Can faith-based organizations submit events?
Yes, as long as the event is free, family-friendly, and open to the public.

What else is on the Summer in NYC website?
Free summer meal information, World Cup watch parties, and a full calendar of citywide summer programming.

Conclusion: What This Means for Communities Like Ours

New York City’s new small business and community organization portal is a practical, no-cost tool that lowers the barrier between local groups and the young people they want to reach. For upstate New York residents watching how cities approach youth engagement and small business support, this kind of initiative offers a useful model.

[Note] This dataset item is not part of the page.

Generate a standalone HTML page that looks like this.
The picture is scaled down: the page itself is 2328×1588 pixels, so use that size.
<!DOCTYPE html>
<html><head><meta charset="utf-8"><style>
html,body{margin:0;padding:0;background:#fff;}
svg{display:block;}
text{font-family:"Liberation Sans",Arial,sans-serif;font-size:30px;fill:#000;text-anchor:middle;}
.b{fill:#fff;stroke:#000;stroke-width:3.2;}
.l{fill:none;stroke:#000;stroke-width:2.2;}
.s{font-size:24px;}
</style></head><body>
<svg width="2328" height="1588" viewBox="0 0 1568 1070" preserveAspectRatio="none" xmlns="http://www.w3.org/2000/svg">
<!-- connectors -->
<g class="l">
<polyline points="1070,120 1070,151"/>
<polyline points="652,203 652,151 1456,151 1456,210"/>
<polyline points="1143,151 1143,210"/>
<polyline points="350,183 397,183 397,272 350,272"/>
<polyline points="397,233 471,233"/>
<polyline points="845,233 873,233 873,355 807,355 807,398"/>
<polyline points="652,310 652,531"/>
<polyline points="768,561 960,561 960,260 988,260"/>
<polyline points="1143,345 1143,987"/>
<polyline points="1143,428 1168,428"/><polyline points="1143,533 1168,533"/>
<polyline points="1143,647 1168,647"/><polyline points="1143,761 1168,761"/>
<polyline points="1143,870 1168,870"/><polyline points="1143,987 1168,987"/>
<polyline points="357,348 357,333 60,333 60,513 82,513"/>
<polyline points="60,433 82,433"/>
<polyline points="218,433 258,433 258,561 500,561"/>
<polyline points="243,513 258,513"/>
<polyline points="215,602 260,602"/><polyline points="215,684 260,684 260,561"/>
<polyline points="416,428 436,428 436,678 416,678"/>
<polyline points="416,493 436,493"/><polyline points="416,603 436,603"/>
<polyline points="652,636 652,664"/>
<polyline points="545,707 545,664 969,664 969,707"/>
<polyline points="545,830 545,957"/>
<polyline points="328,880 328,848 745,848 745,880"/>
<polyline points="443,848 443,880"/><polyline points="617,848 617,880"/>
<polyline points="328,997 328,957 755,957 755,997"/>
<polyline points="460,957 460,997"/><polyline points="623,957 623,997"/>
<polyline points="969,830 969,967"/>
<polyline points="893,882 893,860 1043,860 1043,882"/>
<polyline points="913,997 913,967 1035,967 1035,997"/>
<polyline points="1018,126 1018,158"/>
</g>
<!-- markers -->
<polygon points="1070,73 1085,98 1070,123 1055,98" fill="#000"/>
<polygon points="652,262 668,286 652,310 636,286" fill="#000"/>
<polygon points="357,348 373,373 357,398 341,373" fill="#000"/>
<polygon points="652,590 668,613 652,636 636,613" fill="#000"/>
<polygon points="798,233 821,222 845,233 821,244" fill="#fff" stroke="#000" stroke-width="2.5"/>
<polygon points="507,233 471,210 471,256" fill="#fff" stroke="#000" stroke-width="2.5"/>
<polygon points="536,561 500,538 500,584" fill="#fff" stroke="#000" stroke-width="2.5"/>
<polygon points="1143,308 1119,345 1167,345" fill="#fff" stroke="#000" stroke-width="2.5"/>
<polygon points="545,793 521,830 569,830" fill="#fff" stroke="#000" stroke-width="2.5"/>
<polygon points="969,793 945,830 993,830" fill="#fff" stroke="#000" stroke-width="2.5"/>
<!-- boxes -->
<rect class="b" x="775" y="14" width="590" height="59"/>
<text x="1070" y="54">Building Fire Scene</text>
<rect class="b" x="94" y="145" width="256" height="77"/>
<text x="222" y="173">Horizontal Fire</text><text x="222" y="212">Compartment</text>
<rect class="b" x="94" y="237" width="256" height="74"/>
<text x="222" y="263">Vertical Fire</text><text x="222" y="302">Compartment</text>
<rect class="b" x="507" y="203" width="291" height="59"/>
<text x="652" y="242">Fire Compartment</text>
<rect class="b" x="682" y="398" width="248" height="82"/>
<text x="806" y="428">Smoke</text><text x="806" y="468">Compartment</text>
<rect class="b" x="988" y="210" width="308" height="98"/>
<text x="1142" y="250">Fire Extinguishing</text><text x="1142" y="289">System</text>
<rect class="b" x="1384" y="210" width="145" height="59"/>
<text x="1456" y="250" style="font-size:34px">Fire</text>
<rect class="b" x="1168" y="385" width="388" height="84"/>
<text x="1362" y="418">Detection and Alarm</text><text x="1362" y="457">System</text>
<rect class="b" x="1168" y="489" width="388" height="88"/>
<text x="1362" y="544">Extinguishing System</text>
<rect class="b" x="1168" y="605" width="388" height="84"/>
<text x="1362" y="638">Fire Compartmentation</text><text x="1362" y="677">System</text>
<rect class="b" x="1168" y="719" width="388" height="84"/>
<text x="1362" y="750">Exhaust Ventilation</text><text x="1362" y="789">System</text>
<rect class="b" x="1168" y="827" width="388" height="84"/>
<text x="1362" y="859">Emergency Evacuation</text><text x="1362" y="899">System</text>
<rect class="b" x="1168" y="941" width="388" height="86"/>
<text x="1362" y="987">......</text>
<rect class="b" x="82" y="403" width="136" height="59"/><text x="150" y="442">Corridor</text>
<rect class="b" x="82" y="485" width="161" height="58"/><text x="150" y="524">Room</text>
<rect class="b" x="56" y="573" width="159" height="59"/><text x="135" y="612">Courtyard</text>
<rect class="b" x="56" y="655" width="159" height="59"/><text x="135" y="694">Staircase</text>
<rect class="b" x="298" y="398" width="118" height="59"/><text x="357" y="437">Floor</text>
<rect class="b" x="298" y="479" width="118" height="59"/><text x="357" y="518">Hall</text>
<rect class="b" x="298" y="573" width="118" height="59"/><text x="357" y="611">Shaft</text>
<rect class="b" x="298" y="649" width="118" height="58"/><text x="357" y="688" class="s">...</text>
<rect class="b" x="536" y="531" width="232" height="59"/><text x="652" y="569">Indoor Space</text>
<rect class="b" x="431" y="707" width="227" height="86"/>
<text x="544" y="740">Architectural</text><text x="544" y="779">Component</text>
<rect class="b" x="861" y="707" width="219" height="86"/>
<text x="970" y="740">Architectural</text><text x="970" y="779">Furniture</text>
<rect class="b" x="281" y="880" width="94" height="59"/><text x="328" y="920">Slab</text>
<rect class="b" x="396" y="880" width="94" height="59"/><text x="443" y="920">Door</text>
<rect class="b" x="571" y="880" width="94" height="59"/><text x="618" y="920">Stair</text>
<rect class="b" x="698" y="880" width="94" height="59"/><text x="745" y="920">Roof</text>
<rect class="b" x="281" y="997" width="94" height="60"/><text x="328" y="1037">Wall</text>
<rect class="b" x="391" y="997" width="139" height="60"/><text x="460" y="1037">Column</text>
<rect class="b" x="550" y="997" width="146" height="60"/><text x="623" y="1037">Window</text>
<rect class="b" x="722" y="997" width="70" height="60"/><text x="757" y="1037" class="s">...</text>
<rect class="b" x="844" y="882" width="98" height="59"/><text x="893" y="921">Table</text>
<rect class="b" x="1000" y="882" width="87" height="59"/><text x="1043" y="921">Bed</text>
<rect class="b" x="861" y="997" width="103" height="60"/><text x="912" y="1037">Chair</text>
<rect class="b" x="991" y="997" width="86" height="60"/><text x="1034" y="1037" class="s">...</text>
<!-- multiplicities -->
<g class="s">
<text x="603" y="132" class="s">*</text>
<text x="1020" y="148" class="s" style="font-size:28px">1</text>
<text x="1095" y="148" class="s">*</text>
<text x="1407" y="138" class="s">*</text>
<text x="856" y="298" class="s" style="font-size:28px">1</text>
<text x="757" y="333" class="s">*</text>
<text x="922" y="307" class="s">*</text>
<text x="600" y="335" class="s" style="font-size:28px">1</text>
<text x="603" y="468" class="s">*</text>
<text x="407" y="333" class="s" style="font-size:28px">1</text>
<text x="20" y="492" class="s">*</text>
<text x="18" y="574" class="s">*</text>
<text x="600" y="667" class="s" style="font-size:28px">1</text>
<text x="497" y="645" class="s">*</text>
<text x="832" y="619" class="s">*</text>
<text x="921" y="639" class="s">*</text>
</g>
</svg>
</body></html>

The Mamdani administration is betting that community connection is itself a public safety strategy. That’s a progressive argument backed by decades of research on youth development. And it puts the tools directly in the hands of the organizations closest to the communities they serve.

What you can do right now:

  • If you run a small business or community organization in New York City, visit the Summer in NYC website and submit your free event before summer programming peaks.
  • Share this resource with local nonprofits, cultural groups, or faith communities you know in the five boroughs.
  • Watch how this initiative performs. If it works, it’s a model worth advocating for in cities like Utica, Rome, and across the Mohawk Valley.

Community engagement isn’t a slogan. It’s a strategy. And right now, New York City is putting that strategy online and making it free.